■ **TASK STATEMENT**: Write out the full listing exactly as given, minus the images.

■ **GIVEN MATERIAL**:
• • • • •

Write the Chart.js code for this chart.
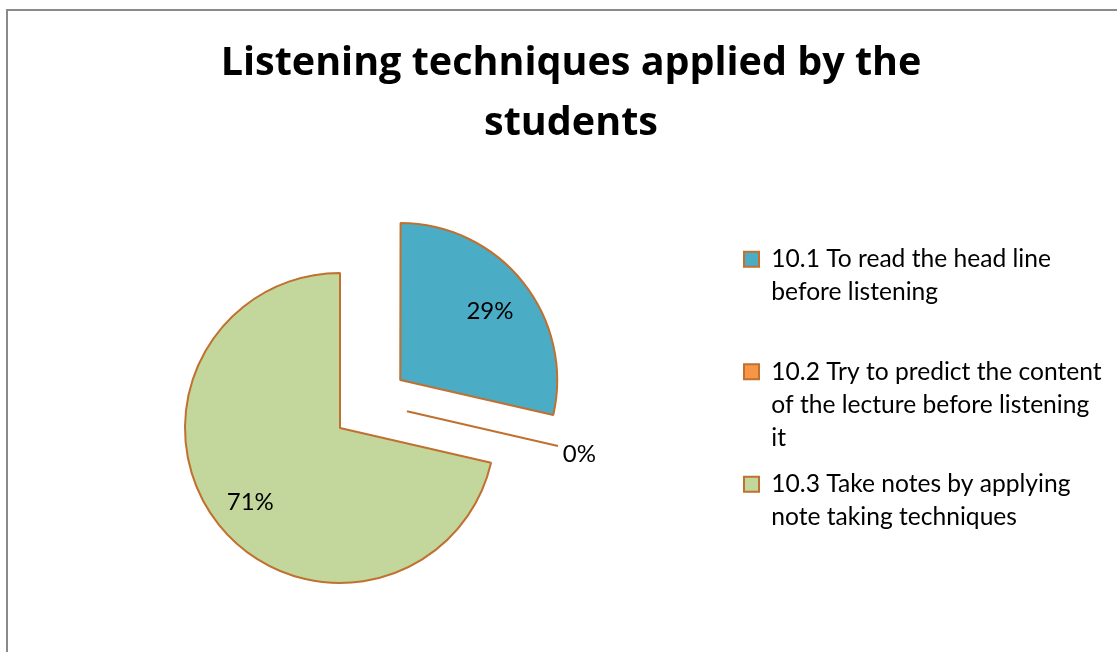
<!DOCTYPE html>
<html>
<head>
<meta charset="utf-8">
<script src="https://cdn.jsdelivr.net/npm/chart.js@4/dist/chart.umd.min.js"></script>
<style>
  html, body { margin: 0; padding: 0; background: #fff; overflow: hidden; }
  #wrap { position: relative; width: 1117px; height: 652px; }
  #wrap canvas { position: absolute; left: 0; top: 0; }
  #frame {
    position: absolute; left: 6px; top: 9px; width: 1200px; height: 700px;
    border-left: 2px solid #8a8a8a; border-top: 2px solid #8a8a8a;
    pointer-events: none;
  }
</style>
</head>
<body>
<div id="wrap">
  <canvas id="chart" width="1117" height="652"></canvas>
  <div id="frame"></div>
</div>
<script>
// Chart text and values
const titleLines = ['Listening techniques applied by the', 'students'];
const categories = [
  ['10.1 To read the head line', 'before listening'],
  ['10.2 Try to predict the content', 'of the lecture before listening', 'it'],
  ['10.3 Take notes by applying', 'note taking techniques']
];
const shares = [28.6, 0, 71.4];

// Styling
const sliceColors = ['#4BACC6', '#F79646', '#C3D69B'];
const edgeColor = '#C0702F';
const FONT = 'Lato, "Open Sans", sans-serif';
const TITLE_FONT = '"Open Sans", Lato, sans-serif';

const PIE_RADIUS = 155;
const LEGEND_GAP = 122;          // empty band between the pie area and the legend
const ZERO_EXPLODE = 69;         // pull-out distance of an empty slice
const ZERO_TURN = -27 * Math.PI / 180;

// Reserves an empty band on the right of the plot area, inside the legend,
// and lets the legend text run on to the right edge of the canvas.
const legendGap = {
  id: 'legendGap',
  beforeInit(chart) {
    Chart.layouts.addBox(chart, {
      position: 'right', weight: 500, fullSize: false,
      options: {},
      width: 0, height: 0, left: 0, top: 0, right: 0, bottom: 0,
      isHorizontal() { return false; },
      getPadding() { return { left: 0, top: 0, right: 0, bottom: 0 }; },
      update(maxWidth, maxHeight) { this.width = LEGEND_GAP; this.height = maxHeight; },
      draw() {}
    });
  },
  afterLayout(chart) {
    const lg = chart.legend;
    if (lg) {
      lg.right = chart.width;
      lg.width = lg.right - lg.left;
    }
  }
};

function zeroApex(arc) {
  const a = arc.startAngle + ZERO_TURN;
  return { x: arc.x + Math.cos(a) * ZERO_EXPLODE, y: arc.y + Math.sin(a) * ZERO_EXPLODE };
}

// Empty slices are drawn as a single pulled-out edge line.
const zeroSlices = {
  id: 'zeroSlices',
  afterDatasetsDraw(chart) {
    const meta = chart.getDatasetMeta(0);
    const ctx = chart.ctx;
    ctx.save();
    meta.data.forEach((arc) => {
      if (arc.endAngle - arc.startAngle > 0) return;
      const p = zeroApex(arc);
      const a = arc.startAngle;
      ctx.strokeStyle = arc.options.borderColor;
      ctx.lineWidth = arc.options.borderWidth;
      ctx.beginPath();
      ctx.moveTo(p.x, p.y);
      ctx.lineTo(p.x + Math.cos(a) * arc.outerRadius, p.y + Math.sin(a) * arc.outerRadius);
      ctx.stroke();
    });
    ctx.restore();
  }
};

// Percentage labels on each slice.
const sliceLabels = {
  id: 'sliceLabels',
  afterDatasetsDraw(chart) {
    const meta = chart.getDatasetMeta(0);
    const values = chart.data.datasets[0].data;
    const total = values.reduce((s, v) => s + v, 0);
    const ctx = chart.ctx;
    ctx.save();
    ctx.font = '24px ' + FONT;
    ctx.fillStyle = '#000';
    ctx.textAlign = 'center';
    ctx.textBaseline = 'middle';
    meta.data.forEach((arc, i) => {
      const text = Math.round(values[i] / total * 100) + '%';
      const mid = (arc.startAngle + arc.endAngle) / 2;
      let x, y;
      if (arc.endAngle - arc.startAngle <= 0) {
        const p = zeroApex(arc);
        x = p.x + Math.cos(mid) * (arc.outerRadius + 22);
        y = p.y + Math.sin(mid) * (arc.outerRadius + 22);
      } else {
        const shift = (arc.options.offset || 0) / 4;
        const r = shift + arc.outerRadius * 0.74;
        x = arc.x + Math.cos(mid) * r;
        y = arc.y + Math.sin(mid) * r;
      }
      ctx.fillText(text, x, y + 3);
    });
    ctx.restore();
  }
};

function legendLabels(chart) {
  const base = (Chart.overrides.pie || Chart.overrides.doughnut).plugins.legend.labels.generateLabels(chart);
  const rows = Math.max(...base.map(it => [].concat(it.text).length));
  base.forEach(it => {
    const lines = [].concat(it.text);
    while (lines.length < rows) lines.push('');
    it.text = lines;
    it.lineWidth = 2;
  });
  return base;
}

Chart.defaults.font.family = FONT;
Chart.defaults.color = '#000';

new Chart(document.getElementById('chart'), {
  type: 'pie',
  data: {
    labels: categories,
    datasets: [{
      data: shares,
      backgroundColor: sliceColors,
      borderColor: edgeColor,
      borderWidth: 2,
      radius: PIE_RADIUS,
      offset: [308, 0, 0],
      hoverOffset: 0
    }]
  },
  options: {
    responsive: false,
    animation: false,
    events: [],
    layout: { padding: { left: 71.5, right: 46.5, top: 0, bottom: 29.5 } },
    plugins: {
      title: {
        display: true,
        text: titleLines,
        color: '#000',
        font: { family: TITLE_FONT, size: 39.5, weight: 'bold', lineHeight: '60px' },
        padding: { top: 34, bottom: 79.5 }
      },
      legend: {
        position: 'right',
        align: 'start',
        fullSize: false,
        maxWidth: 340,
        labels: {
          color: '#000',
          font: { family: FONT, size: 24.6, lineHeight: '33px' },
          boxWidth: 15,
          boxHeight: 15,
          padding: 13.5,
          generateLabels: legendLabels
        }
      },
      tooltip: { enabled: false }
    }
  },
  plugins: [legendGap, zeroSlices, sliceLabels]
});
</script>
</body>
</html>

• • • • •

■ **CORRECT RESPONSE**:
Write the Chart.js code for this chart.
<!DOCTYPE html>
<html>
<head>
<meta charset="utf-8">
<script src="https://cdn.jsdelivr.net/npm/chart.js@4/dist/chart.umd.min.js"></script>
<style>
  html, body { margin: 0; padding: 0; background: #fff; overflow: hidden; }
  #wrap { position: relative; width: 1117px; height: 652px; }
  #wrap canvas { position: absolute; left: 0; top: 0; }
  #frame {
    position: absolute; left: 6px; top: 9px; width: 1200px; height: 700px;
    border-left: 2px solid #8a8a8a; border-top: 2px solid #8a8a8a;
    pointer-events: none;
  }
</style>
</head>
<body>
<div id="wrap">
  <canvas id="chart" width="1117" height="652"></canvas>
  <div id="frame"></div>
</div>
<script>
// Chart text and values
const titleLines = ['Listening techniques applied by the', 'students'];
const categories = [
  ['10.1 To read the head line', 'before listening'],
  ['10.2 Try to predict the content', 'of the lecture before listening', 'it'],
  ['10.3 Take notes by applying', 'note taking techniques']
];
const shares = [28.6, 0, 71.4];

// Styling
const sliceColors = ['#4BACC6', '#F79646', '#C3D69B'];
const edgeColor = '#C0702F';
const FONT = 'Lato, "Open Sans", sans-serif';
const TITLE_FONT = '"Open Sans", Lato, sans-serif';

const PIE_RADIUS = 155;
const LEGEND_GAP = 122;          // empty band between the pie area and the legend
const ZERO_EXPLODE = 69;         // pull-out distance of an empty slice
const ZERO_TURN = -27 * Math.PI / 180;

// Reserves an empty band on the right of the plot area, inside the legend,
// and lets the legend text run on to the right edge of the canvas.
const legendGap = {
  id: 'legendGap',
  beforeInit(chart) {
    Chart.layouts.addBox(chart, {
      position: 'right', weight: 500, fullSize: false,
      options: {},
      width: 0, height: 0, left: 0, top: 0, right: 0, bottom: 0,
      isHorizontal() { return false; },
      getPadding() { return { left: 0, top: 0, right: 0, bottom: 0 }; },
      update(maxWidth, maxHeight) { this.width = LEGEND_GAP; this.height = maxHeight; },
      draw() {}
    });
  },
  afterLayout(chart) {
    const lg = chart.legend;
    if (lg) {
      lg.right = chart.width;
      lg.width = lg.right - lg.left;
    }
  }
};

function zeroApex(arc) {
  const a = arc.startAngle + ZERO_TURN;
  return { x: arc.x + Math.cos(a) * ZERO_EXPLODE, y: arc.y + Math.sin(a) * ZERO_EXPLODE };
}

// Empty slices are drawn as a single pulled-out edge line.
const zeroSlices = {
  id: 'zeroSlices',
  afterDatasetsDraw(chart) {
    const meta = chart.getDatasetMeta(0);
    const ctx = chart.ctx;
    ctx.save();
    meta.data.forEach((arc) => {
      if (arc.endAngle - arc.startAngle > 0) return;
      const p = zeroApex(arc);
      const a = arc.startAngle;
      ctx.strokeStyle = arc.options.borderColor;
      ctx.lineWidth = arc.options.borderWidth;
      ctx.beginPath();
      ctx.moveTo(p.x, p.y);
      ctx.lineTo(p.x + Math.cos(a) * arc.outerRadius, p.y + Math.sin(a) * arc.outerRadius);
      ctx.stroke();
    });
    ctx.restore();
  }
};

// Percentage labels on each slice.
const sliceLabels = {
  id: 'sliceLabels',
  afterDatasetsDraw(chart) {
    const meta = chart.getDatasetMeta(0);
    const values = chart.data.datasets[0].data;
    const total = values.reduce((s, v) => s + v, 0);
    const ctx = chart.ctx;
    ctx.save();
    ctx.font = '24px ' + FONT;
    ctx.fillStyle = '#000';
    ctx.textAlign = 'center';
    ctx.textBaseline = 'middle';
    meta.data.forEach((arc, i) => {
      const text = Math.round(values[i] / total * 100) + '%';
      const mid = (arc.startAngle + arc.endAngle) / 2;
      let x, y;
      if (arc.endAngle - arc.startAngle <= 0) {
        const p = zeroApex(arc);
        x = p.x + Math.cos(mid) * (arc.outerRadius + 22);
        y = p.y + Math.sin(mid) * (arc.outerRadius + 22);
      } else {
        const shift = (arc.options.offset || 0) / 4;
        const r = shift + arc.outerRadius * 0.74;
        x = arc.x + Math.cos(mid) * r;
        y = arc.y + Math.sin(mid) * r;
      }
      ctx.fillText(text, x, y + 3);
    });
    ctx.restore();
  }
};

function legendLabels(chart) {
  const base = (Chart.overrides.pie || Chart.overrides.doughnut).plugins.legend.labels.generateLabels(chart);
  const rows = Math.max(...base.map(it => [].concat(it.text).length));
  base.forEach(it => {
    const lines = [].concat(it.text);
    while (lines.length < rows) lines.push('');
    it.text = lines;
    it.lineWidth = 2;
  });
  return base;
}

Chart.defaults.font.family = FONT;
Chart.defaults.color = '#000';

new Chart(document.getElementById('chart'), {
  type: 'pie',
  data: {
    labels: categories,
    datasets: [{
      data: shares,
      backgroundColor: sliceColors,
      borderColor: edgeColor,
      borderWidth: 2,
      radius: PIE_RADIUS,
      offset: [308, 0, 0],
      hoverOffset: 0
    }]
  },
  options: {
    responsive: false,
    animation: false,
    events: [],
    layout: { padding: { left: 71.5, right: 46.5, top: 0, bottom: 29.5 } },
    plugins: {
      title: {
        display: true,
        text: titleLines,
        color: '#000',
        font: { family: TITLE_FONT, size: 39.5, weight: 'bold', lineHeight: '60px' },
        padding: { top: 34, bottom: 79.5 }
      },
      legend: {
        position: 'right',
        align: 'start',
        fullSize: false,
        maxWidth: 340,
        labels: {
          color: '#000',
          font: { family: FONT, size: 24.6, lineHeight: '33px' },
          boxWidth: 15,
          boxHeight: 15,
          padding: 13.5,
          generateLabels: legendLabels
        }
      },
      tooltip: { enabled: false }
    }
  },
  plugins: [legendGap, zeroSlices, sliceLabels]
});
</script>
</body>
</html>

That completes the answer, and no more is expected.